Working from the top of the listing below, retype each line through the line containing "tickValues.indexOf(v) >= 0", both included, with no pictures.

**Recorded data**
>> start
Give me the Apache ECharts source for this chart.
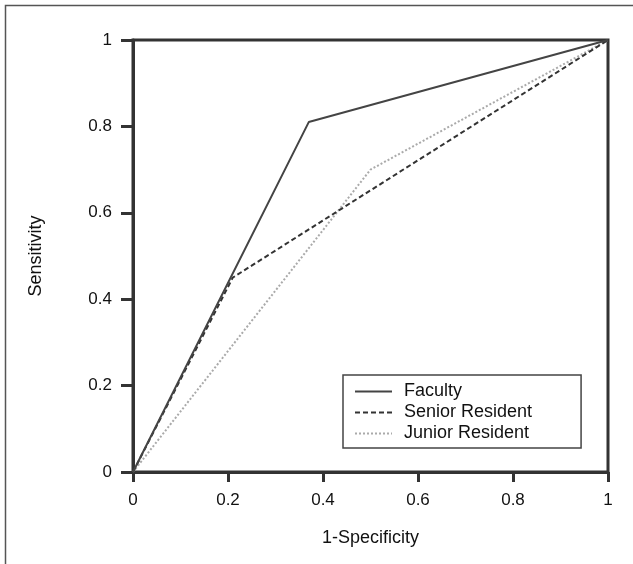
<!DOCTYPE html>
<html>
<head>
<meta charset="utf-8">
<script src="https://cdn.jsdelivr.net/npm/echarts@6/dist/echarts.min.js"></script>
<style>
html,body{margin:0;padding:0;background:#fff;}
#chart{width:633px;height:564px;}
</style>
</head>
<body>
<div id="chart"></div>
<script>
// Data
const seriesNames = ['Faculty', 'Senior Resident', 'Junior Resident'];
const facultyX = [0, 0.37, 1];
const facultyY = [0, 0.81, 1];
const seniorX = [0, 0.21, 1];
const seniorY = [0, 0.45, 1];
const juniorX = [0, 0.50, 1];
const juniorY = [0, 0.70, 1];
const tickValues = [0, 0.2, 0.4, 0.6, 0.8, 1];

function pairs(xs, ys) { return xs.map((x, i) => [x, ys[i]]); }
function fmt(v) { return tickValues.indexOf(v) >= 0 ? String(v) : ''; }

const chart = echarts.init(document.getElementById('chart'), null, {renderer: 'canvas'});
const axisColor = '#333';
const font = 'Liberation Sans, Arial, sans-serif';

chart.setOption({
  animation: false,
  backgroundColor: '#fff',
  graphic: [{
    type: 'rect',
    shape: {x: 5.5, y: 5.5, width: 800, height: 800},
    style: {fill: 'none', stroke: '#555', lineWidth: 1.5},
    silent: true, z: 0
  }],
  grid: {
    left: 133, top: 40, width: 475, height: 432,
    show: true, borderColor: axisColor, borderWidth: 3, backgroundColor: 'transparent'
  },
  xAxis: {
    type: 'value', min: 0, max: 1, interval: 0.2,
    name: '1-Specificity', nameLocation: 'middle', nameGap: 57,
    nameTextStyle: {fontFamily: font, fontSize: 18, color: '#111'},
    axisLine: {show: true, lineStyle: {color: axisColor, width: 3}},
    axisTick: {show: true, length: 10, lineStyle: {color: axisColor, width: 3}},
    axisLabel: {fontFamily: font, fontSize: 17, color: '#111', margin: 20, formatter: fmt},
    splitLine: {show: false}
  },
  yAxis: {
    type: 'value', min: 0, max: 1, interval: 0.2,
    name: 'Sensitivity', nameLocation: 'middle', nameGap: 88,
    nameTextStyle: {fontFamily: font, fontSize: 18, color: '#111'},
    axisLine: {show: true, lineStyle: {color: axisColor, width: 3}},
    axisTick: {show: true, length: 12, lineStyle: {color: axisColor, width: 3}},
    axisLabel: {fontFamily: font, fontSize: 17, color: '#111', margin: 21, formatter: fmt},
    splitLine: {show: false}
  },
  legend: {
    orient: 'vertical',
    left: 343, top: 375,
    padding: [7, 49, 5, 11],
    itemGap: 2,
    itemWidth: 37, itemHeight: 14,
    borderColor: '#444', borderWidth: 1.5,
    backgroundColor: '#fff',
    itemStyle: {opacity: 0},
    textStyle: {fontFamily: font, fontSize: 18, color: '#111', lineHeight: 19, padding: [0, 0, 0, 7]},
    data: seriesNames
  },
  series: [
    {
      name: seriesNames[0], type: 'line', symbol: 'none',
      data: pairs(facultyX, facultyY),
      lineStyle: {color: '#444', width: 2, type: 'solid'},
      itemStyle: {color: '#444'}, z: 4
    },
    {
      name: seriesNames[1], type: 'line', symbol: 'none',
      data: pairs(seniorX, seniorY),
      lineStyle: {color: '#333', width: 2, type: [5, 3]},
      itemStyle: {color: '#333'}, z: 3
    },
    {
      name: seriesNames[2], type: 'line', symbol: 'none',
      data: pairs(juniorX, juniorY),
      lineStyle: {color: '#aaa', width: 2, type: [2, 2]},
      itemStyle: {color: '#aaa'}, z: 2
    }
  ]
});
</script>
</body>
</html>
>> end
**Response to the task**
Give me the Apache ECharts source for this chart.
<!DOCTYPE html>
<html>
<head>
<meta charset="utf-8">
<script src="https://cdn.jsdelivr.net/npm/echarts@6/dist/echarts.min.js"></script>
<style>
html,body{margin:0;padding:0;background:#fff;}
#chart{width:633px;height:564px;}
</style>
</head>
<body>
<div id="chart"></div>
<script>
// Data
const seriesNames = ['Faculty', 'Senior Resident', 'Junior Resident'];
const facultyX = [0, 0.37, 1];
const facultyY = [0, 0.81, 1];
const seniorX = [0, 0.21, 1];
const seniorY = [0, 0.45, 1];
const juniorX = [0, 0.50, 1];
const juniorY = [0, 0.70, 1];
const tickValues = [0, 0.2, 0.4, 0.6, 0.8, 1];

function pairs(xs, ys) { return xs.map((x, i) => [x, ys[i]]); }
function fmt(v) { return tickValues.indexOf(v) >= 0 ? String(v) : ''; }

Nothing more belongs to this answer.